Friday, February 2, 2018

Carswell/Rebel

Douglas Carswell, MP, has a new book called Rebel, in which he wrestles with an eternal dilemma: why populist revolutions sometimes bring tyranny. I don't know much about Carswell but the story of populist movements resulting in oligarchic catastrophe is the stuff of legends. The republics of Rome, Venice and the Netherlands all experienced the same thing: an inept populist revolt against the growing power of an oligarchy by Tiberius Gracchus, Bajamonte Tiepolo and Johan de Witt respectively followed by a counter-revolution that resulted in an even worse oligarchy that throttled prosperity, in the form of Sulla, the Council of Ten and William of Orange respectively. His book was reviewed recently by Ridley in The Times.



Johan de Witt's story appears peripherally but horrifyingly in Dumas' The Black Rose. He tried to prevent the stadtholder of the Netherlands becoming a hereditary position, owned by the House of Orange. The similarities perhaps end there. De Witt was a cultured doctor of law with a fascination for Roman history who believed in free trade, free speech and republicanism. Yet in the end he ushered in monarchy, bankruptcy and decline.
That decline was not, Carswell says, because the Dutch lost their entrepreneurial spirit, as historians sometimes lazily assert, but because the Orangist elite became closed and parasitical, living off the spoils of conquest and investing their regressively raised taxes in bonds issued by over-borrowed government, rather than in ships and shops. By 1713, 70 per cent of tax revenue went on servicing debt. A free-wheeling republic had become a restrictionist, rentier state,as Carswell puts it.

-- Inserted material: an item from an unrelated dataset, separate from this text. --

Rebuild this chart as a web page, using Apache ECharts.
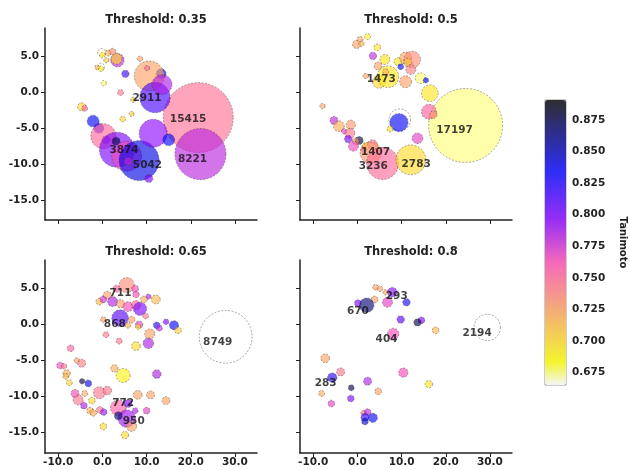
<!DOCTYPE html>
<html><head><meta charset="utf-8">
<script src="https://cdn.jsdelivr.net/npm/echarts@6/dist/echarts.min.js"></script>
<style>html,body{margin:0;padding:0;background:#fff}#c{width:630px;height:470px}</style>
</head><body><div id="c"></div>
<script>
// ---- data: each row = [x, y, cluster size, mean Tanimoto] ----
const thresholds = ['0.35', '0.5', '0.65', '0.8'];

const bubbles035 = [
  [21.7,-3.5,15415,0.748],[22.2,-8.6,8221,0.782],
  [-0.2,5.6,200,0.668],[0.0,5.2,90,0.69],[1.3,5.5,110,0.72],[2.3,5.7,140,0.735],[0.9,4.5,90,0.71],
  [3.4,4.5,560,0.78],[3.2,4.7,380,0.70],[-0.3,3.6,150,0.668],[-1.2,3.5,70,0.72],[-0.3,3.3,90,0.69],
  [0.3,1.3,90,0.676],[5.2,2.6,170,0.82],[4.1,0.0,110,0.745],[8.5,4.7,90,0.725],[13.3,2.6,314,0.84],
  [10.6,2.3,2800,0.725],[10.1,3.4,90,0.752],[11.9,-0.7,2911,0.815],[13.5,1.1,1250,0.785],
  [7.0,-1.0,90,0.71],[4.6,-3.7,100,0.70],[6.6,-3.0,80,0.71],[-4.7,-2.0,200,0.70],[-4.0,-2.2,110,0.752],
  [-2.1,-4.0,450,0.835],[-0.8,-5.0,314,0.82],[0.2,-6.1,1960,0.752],[0.8,-6.6,180,0.772],
  [3.3,-8.0,3874,0.80],[3.1,-6.8,200,0.875],[5.5,-8.9,2800,0.765],[8.3,-9.5,5042,0.84],
  [5.8,-9.6,200,0.78],[10.5,-12.0,200,0.80],[11.5,-5.7,2460,0.795],[15.0,-6.6,450,0.835]
];
const labels035 = [[10.1,-0.8,'2911'],[19.4,-3.7,'15415'],[4.9,-8.1,'3874'],[10.2,-10.2,'5042'],[20.4,-9.3,'8221']];

const bubbles05 = [
  [24.5,-4.6,17197,0.675],
  [0.6,7.4,110,0.725],[-0.2,6.7,200,0.725],[0.9,6.8,90,0.715],[2.3,7.8,110,0.69],[4.5,6.3,140,0.695],
  [3.5,5.1,170,0.78],[6.2,4.6,314,0.695],[4.7,3.7,200,0.725],[1.9,2.3,90,0.725],[4.9,1.5,530,0.70],
  [6.9,2.2,1473,0.695],[6.4,2.9,110,0.72],[9.2,4.3,200,0.695],[9.8,3.6,110,0.83],[10.9,4.8,450,0.725],
  [12.4,4.6,870,0.735],[11.4,4.2,220,0.71],[12.1,3.2,314,0.74],[10.9,1.5,450,0.725],[14.3,2.0,360,0.676],
  [15.5,1.7,90,0.835],[16.4,-0.1,870,0.695],[-7.9,-1.9,90,0.725],[-5.3,-3.9,200,0.78],[-4.2,-4.7,360,0.72],
  [-1.5,-4.5,270,0.73],[-3.0,-5.4,90,0.77],[-1.7,-5.7,314,0.745],[-2.1,-6.5,170,0.80],[0.4,-6.7,200,0.88],
  [-0.4,-6.8,140,0.73],[-0.9,-7.5,314,0.765],[1.9,-7.5,170,0.695],[1.4,-8.0,90,0.775],[3.4,-7.3,314,0.745],
  [3.0,-8.4,1407,0.73],[5.7,-9.9,3236,0.75],[12.1,-9.4,2783,0.70],[9.6,-3.8,1480,0.665],[9.4,-4.2,1050,0.835],
  [7.4,-5.1,110,0.695],[13.6,-6.4,360,0.77],[16.2,-2.7,700,0.755],[17.2,-3.1,170,0.73]
];
const labels05 = [[5.4,1.8,'1473'],[4.1,-8.3,'1407'],[3.6,-10.3,'3236'],[13.3,-10.0,'2783'],[22.0,-5.3,'17197']];

const bubbles065 = [
  [27.9,-1.7,8749,0.665],
  [5.5,5.5,711,0.735],[3.2,5.0,150,0.755],[7.4,5.0,150,0.765],[7.6,4.2,130,0.765],[1.1,4.1,200,0.725],
  [-0.7,3.2,140,0.715],[0.2,3.5,140,0.775],[2.3,3.2,314,0.785],[4.1,2.9,220,0.725],[5.8,2.5,314,0.765],
  [7.6,2.7,270,0.755],[8.5,2.2,555,0.80],[10.4,3.9,90,0.785],[9.4,3.5,140,0.72],[12.1,3.5,250,0.715],
  [0.2,0.7,100,0.725],[4.0,0.9,868,0.81],[6.6,0.7,140,0.725],[5.8,-0.1,100,0.72],[9.8,1.2,100,0.745],
  [8.3,0.0,170,0.77],[8.1,-0.3,90,0.70],[12.3,-0.1,140,0.825],[12.9,-0.5,110,0.78],[14.4,0.4,100,0.80],
  [16.2,-0.1,270,0.835],[17.1,-0.8,140,0.705],[10.7,-1.3,314,0.725],[10.4,-2.6,360,0.785],[7.6,-3.0,240,0.70],
  [3.8,-2.3,110,0.745],[0.8,-1.4,110,0.745],[-7.2,-3.3,140,0.755],[-9.6,-5.7,140,0.765],[-8.7,-5.8,90,0.745],
  [-5.8,-5.0,90,0.725],[-4.7,-5.4,200,0.74],[-8.1,-6.8,170,0.72],[-8.3,-7.2,110,0.715],[-7.5,-8.1,110,0.70],
  [-4.6,-7.9,90,0.88],[-3.2,-8.2,140,0.84],[2.7,-6.1,170,0.72],[4.7,-7.1,615,0.69],[12.3,-6.9,240,0.785],
  [-6.2,-9.6,200,0.765],[-5.5,-10.5,314,0.745],[-4.0,-9.6,110,0.72],[-2.4,-10.6,140,0.70],[-0.7,-9.5,450,0.745],
  [1.1,-9.2,240,0.745],[8.0,-9.8,240,0.725],[10.9,-9.8,200,0.725],[14.4,-10.6,200,0.725],[10.0,-12.0,140,0.77],
  [-4.2,-11.3,140,0.785],[-2.8,-12.0,140,0.72],[-2.1,-12.3,140,0.72],[-0.6,-11.9,140,0.745],[0.3,-12.2,140,0.79],
  [0.2,-14.2,140,0.70],[3.6,-11.6,772,0.755],[5.8,-11.0,200,0.80],[5.5,-13.1,950,0.79],[3.6,-12.7,200,0.865],
  [6.6,-14.2,314,0.725],[5.1,-15.4,170,0.70],[7.4,-12.0,110,0.785]
];
const labels065 = [[4.1,4.3,'711'],[2.8,0.0,'868'],[26.1,-2.4,'8749'],[4.7,-11.0,'772'],[7.1,-13.5,'950']];

const bubbles08 = [
  [29.4,-0.4,2194,0.665],
  [4.1,5.2,100,0.725],[5.1,5.0,100,0.725],[6.4,4.5,90,0.72],[7.9,4.5,293,0.795],[3.9,3.5,140,0.725],
  [6.8,3.1,314,0.77],[11.1,3.1,170,0.83],[0.1,3.0,140,0.80],[2.1,2.7,670,0.865],[9.8,0.7,170,0.81],
  [14.5,0.6,140,0.80],[13.6,0.3,170,0.875],[17.7,-0.8,140,0.715],[8.1,-1.3,404,0.765],
  [-7.3,-4.7,240,0.725],[-3.8,-6.6,200,0.745],[-5.7,-7.4,283,0.825],[2.3,-7.9,200,0.785],[10.4,-6.7,270,0.765],
  [16.2,-8.3,170,0.695],[-1.4,-8.8,110,0.875],[4.7,-9.3,140,0.725],[-8.1,-9.6,110,0.72],[-1.5,-10.3,140,0.80],
  [-5.9,-11.0,140,0.77],[1.4,-12.3,90,0.745],[2.3,-12.2,140,0.78],[1.7,-12.9,200,0.82],[3.5,-13.0,270,0.835],
  [1.7,-13.5,140,0.845]
];
const labels08 = [[8.9,4.0,'293'],[0.1,1.9,'670'],[6.6,-2.0,'404'],[27.1,-1.2,'2194'],[-7.2,-8.2,'283']];

const xTicks = [-10, 0, 10, 20, 30];
const yTicks = [-15, -10, -5, 0, 5];
const colorbarTicks = [0.675, 0.700, 0.725, 0.750, 0.775, 0.800, 0.825, 0.850, 0.875];
const colorMin = 0.6653, colorMax = 0.8908;

// ---- colour map (gnuplot2 reversed, with transparency) ----
function gnuplot2(x, a) {
  const c = v => Math.max(0, Math.min(1, v));
  const r = c(x / 0.32 - 0.78125), g = c(2 * x - 0.84);
  let b = x < 0.25 ? 4 * x : x < 0.42 ? 1 : x < 0.92 ? -2 * x + 1.84 : x / 0.08 - 11.5;
  b = c(b);
  return `rgba(${Math.round(r*255)},${Math.round(g*255)},${Math.round(b*255)},${a})`;
}
const stops = [];
for (let i = 0; i <= 100; i++) stops.push(gnuplot2(1 - i / 100, 0.78));

const FONT = 'DejaVu Sans';
const panels = [bubbles035, bubbles05, bubbles065, bubbles08];
const labelSets = [labels035, labels05, labels065, labels08];
const gridPos = [
  {left: 45, top: 28, width: 212, height: 192},
  {left: 300, top: 28, width: 212, height: 192},
  {left: 45, top: 260, width: 212, height: 193},
  {left: 300, top: 260, width: 212, height: 193}
];
const yMins = [-17.8, -17.8, -17.9, -17.9];

const grid = gridPos.map(g => Object.assign({}, g));
grid.push({left: 545, top: 100, width: 21, height: 285, show: true, borderColor: '#999', borderWidth: 1, backgroundColor: 'transparent'});

const axisText = {color: '#222', fontFamily: FONT, fontWeight: 'bold', fontSize: 10.5};
const xAxis = [], yAxis = [], series = [], title = [];
for (let i = 0; i < 4; i++) {
  xAxis.push({
    gridIndex: i, type: 'value', min: -13, max: 35,
    axisLine: {show: true, onZero: false, lineStyle: {color: '#222', width: 1.5}},
    axisTick: {show: true, customValues: xTicks, length: 4, lineStyle: {color: '#222', width: 1}},
    axisLabel: Object.assign({show: i >= 2, customValues: xTicks, margin: 4, formatter: v => v.toFixed(1)}, axisText),
    splitLine: {show: false}
  });
  yAxis.push({
    gridIndex: i, type: 'value', min: yMins[i], max: 9.0,
    axisLine: {show: true, onZero: false, lineStyle: {color: '#222', width: 1.5}},
    axisTick: {show: true, customValues: yTicks, length: 4, lineStyle: {color: '#222', width: 1}},
    axisLabel: Object.assign({show: i % 2 === 0, customValues: yTicks, margin: 6, formatter: v => v.toFixed(1)}, axisText),
    splitLine: {show: false}
  });
  const g = gridPos[i];
  title.push({
    text: 'Threshold: ' + thresholds[i], left: g.left + g.width / 2, top: g.top - 19, textAlign: 'center',
    textStyle: {fontFamily: FONT, fontWeight: 'bold', fontSize: 11.5, color: '#222'}
  });
  series.push({
    type: 'scatter', xAxisIndex: i, yAxisIndex: i, data: panels[i],
    symbolSize: d => 0.564 * Math.sqrt(d[2]),
    itemStyle: {borderColor: 'rgba(50,50,50,0.75)', borderWidth: 0.7, borderType: [2, 1.5]},
    emphasis: {disabled: true}, z: 2
  });
  series.push({
    type: 'scatter', xAxisIndex: i, yAxisIndex: i, data: labelSets[i], symbolSize: 0,
    label: {show: true, position: 'inside', formatter: p => p.data[2], color: '#111',
      fontFamily: FONT, fontWeight: 'bold', fontSize: 10.5},
    itemStyle: {color: 'transparent'}, emphasis: {disabled: true}, z: 5
  });
}
// colour bar axis
xAxis.push({gridIndex: 4, type: 'value', min: 0, max: 1, show: false});
yAxis.push({
  gridIndex: 4, type: 'value', position: 'right', min: colorMin, max: colorMax,
  name: 'Tanimoto', nameLocation: 'middle', nameRotate: -90, nameGap: 52,
  nameTextStyle: {fontFamily: FONT, fontWeight: 'bold', fontSize: 10, color: '#222'},
  axisLine: {show: false},
  axisTick: {show: true, customValues: colorbarTicks, length: 3, lineStyle: {color: '#222'}},
  axisLabel: Object.assign({customValues: colorbarTicks, margin: 6, formatter: v => v.toFixed(3)}, axisText),
  splitLine: {show: false}
});
series.push({type: 'scatter', xAxisIndex: 4, yAxisIndex: 4, data: [], silent: true});

const chart = echarts.init(document.getElementById('c'), null, {renderer: 'canvas'});
chart.setOption({
  animation: false,
  backgroundColor: '#fff',
  title, grid, xAxis, yAxis, series,
  visualMap: [{
    type: 'continuous', seriesIndex: [0, 2, 4, 6], dimension: 3,
    min: colorMin, max: colorMax, inRange: {color: stops},
    orient: 'vertical', left: 545, top: 100, itemWidth: 21, itemHeight: 285,
    calculable: false, hoverLink: false, text: null, showLabel: false, padding: 0
  }]
});
</script></body></html>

"Carswell reminds us that every society that ever managed to sustain intensive economic growth did so by staying close to the free-exchange end of the spectrum. Like a rainforest ecosystem, commerce is a self-organising system that results in spontaneous order and complexity. For instance, nobody has planned or is in charge of the job of feeding ten million people for lunch in London today, but this incredibly complex task will be achieved smoothly.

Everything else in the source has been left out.